Exercise objective
Begin with the first line and repeat exactly through the line containing "var y = d3.scaleLinear().domain([0, 180]).range([plotB, plotT]);"; leave every image out.

Data shown
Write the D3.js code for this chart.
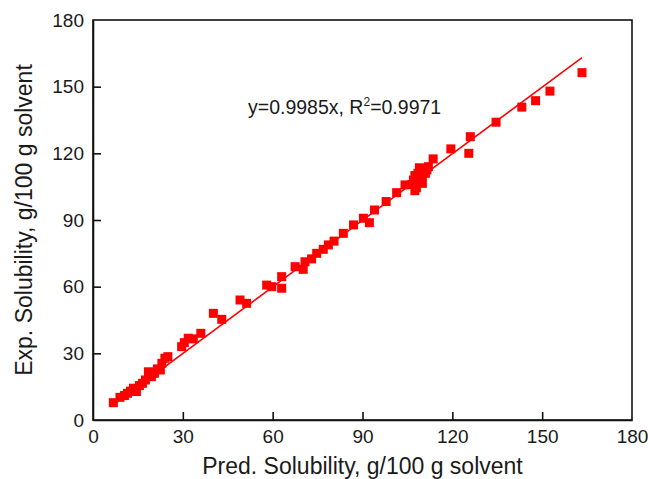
<!DOCTYPE html>
<html lang="en">
<head>
  <meta charset="UTF-8">
  <title>Solubility parity plot</title>
  <style>
    body { margin: 0; background: #fff; overflow: hidden; }
    svg { font-family: 'Liberation Sans', Arial, sans-serif; }
    .tick text { fill: #1a1a1a; }
  </style>
</head>
<body>
  <svg width="648" height="479"></svg>

  <script src="https://d3js.org/d3.v7.min.js"></script>
  <script>
    // predicted vs experimental solubility, g/100 g solvent
    var predicted = [6.8, 9, 10.5, 11.5, 12.5, 13.5, 14.5, 15.5, 16.5, 17.5, 18.5, 19.5, 20.5, 21.5, 22.5, 23, 24, 25,
      29.6, 30.5, 31.8, 33.5, 36, 40.2, 43, 49.1, 51.3, 58, 59.7, 63, 63, 67.5, 70.2, 70.8, 73, 74.7, 76.9, 78.6,
      80.5, 83.6, 87, 90.3, 92.3, 94, 97.9, 101.4, 104.2, 107.5,
      106.5, 107, 107.5, 108, 108.5, 109, 109.5, 110, 110.5, 111, 111.5, 108, 110, 112, 109,
      113.6, 119.5, 126, 125.5, 134.6, 143.2, 147.8, 152.6, 163.3];
    var experimental = [7.8, 10.2, 11, 12, 13, 14.3, 12.8, 15.5, 16.5, 18, 21.7, 19.5, 21, 23, 22.5, 25.5, 27.8, 28.5,
      33, 34.8, 36.8, 36.5, 39, 48, 45.3, 54, 52.5, 60.7, 60, 59.3, 64.5, 69, 67.8, 71.2, 72.5, 75, 76.8, 78.8,
      80.5, 84, 87.8, 90.8, 88.8, 94.5, 98.3, 102.3, 105.8, 103.2,
      106, 108, 110, 107, 111, 109, 112, 110.5, 113, 111, 112.5, 104.5, 106.5, 114, 113.5,
      117.5, 122, 127.5, 120, 134, 140.8, 143.7, 148, 156.3];
    var ticks = [0, 30, 60, 90, 120, 150, 180];
    var slope = 0.9985;
    var fitRange = [6.5, 163.3];

    var svg = d3.select("svg");
    var plotL = 93, plotR = 632, plotT = 20, plotB = 420;

    var x = d3.scaleLinear().domain([0, 180]).range([plotL, plotR]);
    var y = d3.scaleLinear().domain([0, 180]).range([plotB, plotT]);

    // frame
    svg.append("rect")
      .attr("x", plotL).attr("y", plotT)
      .attr("width", plotR - plotL).attr("height", plotB - plotT)
      .attr("fill", "none").attr("stroke", "#111").attr("stroke-width", 1.6);

    var xAxis = svg.append("g")
      .attr("transform", "translate(0," + plotB + ")")
      .call(d3.axisBottom(x).tickValues(ticks).tickSizeInner(-8).tickSizeOuter(0).tickPadding(10));
    var yAxis = svg.append("g")
      .attr("transform", "translate(" + plotL + ",0)")
      .call(d3.axisLeft(y).tickValues(ticks).tickSizeInner(-8).tickSizeOuter(0).tickPadding(9));

    [xAxis, yAxis].forEach(function(g) {
      g.select(".domain").attr("stroke", "#111").attr("stroke-width", 1.6);
      g.selectAll(".tick line").attr("stroke", "#111").attr("stroke-width", 1.6);
      g.selectAll(".tick text").style("font-size", "19px").style("font-family", "'Liberation Sans', Arial, sans-serif");
    });
    // no tick marks on the corners
    xAxis.selectAll(".tick line").filter(function(d) { return d === 0 || d === 180; }).remove();
    yAxis.selectAll(".tick line").filter(function(d) { return d === 0 || d === 180; }).remove();

    // fitted line
    svg.append("line")
      .attr("x1", x(fitRange[0])).attr("y1", y(slope * fitRange[0]))
      .attr("x2", x(fitRange[1])).attr("y2", y(slope * fitRange[1]))
      .attr("stroke", "#ff0000").attr("stroke-width", 1.5);

    // points
    svg.append("g")
      .selectAll("rect")
      .data(predicted)
      .enter()
        .append("rect")
        .attr("x", function(d) { return x(d) - 4.5; })
        .attr("y", function(d, i) { return y(experimental[i]) - 4.5; })
        .attr("width", 9)
        .attr("height", 9)
        .attr("fill", "#ff0000");

    // equation label
    var eq = svg.append("text")
      .attr("x", 248).attr("y", 114)
      .style("font-size", "19.5px")
      .attr("fill", "#1a1a1a");
    eq.append("tspan").text("y=0.9985x, R");
    eq.append("tspan").attr("dy", -8).style("font-size", "12px").text("2");
    eq.append("tspan").attr("dy", 8).text("=0.9971");

    // axis titles
    svg.append("text")
      .attr("x", (plotL + plotR) / 2).attr("y", 474)
      .attr("text-anchor", "middle")
      .style("font-size", "23px")
      .attr("fill", "#1a1a1a")
      .text("Pred. Solubility, g/100 g solvent");

    svg.append("text")
      .attr("transform", "translate(32," + (plotT + plotB) / 2 + ") rotate(-90)")
      .attr("text-anchor", "middle")
      .style("font-size", "23px")
      .attr("fill", "#1a1a1a")
      .text("Exp. Solubility, g/100 g solvent");
  </script>
</body>
</html>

Result of this task
Write the D3.js code for this chart.
<!DOCTYPE html>
<html lang="en">
<head>
  <meta charset="UTF-8">
  <title>Solubility parity plot</title>
  <style>
    body { margin: 0; background: #fff; overflow: hidden; }
    svg { font-family: 'Liberation Sans', Arial, sans-serif; }
    .tick text { fill: #1a1a1a; }
  </style>
</head>
<body>
  <svg width="648" height="479"></svg>

  <script src="https://d3js.org/d3.v7.min.js"></script>
  <script>
    // predicted vs experimental solubility, g/100 g solvent
    var predicted = [6.8, 9, 10.5, 11.5, 12.5, 13.5, 14.5, 15.5, 16.5, 17.5, 18.5, 19.5, 20.5, 21.5, 22.5, 23, 24, 25,
      29.6, 30.5, 31.8, 33.5, 36, 40.2, 43, 49.1, 51.3, 58, 59.7, 63, 63, 67.5, 70.2, 70.8, 73, 74.7, 76.9, 78.6,
      80.5, 83.6, 87, 90.3, 92.3, 94, 97.9, 101.4, 104.2, 107.5,
      106.5, 107, 107.5, 108, 108.5, 109, 109.5, 110, 110.5, 111, 111.5, 108, 110, 112, 109,
      113.6, 119.5, 126, 125.5, 134.6, 143.2, 147.8, 152.6, 163.3];
    var experimental = [7.8, 10.2, 11, 12, 13, 14.3, 12.8, 15.5, 16.5, 18, 21.7, 19.5, 21, 23, 22.5, 25.5, 27.8, 28.5,
      33, 34.8, 36.8, 36.5, 39, 48, 45.3, 54, 52.5, 60.7, 60, 59.3, 64.5, 69, 67.8, 71.2, 72.5, 75, 76.8, 78.8,
      80.5, 84, 87.8, 90.8, 88.8, 94.5, 98.3, 102.3, 105.8, 103.2,
      106, 108, 110, 107, 111, 109, 112, 110.5, 113, 111, 112.5, 104.5, 106.5, 114, 113.5,
      117.5, 122, 127.5, 120, 134, 140.8, 143.7, 148, 156.3];
    var ticks = [0, 30, 60, 90, 120, 150, 180];
    var slope = 0.9985;
    var fitRange = [6.5, 163.3];

    var svg = d3.select("svg");
    var plotL = 93, plotR = 632, plotT = 20, plotB = 420;

    var x = d3.scaleLinear().domain([0, 180]).range([plotL, plotR]);
    var y = d3.scaleLinear().domain([0, 180]).range([plotB, plotT]);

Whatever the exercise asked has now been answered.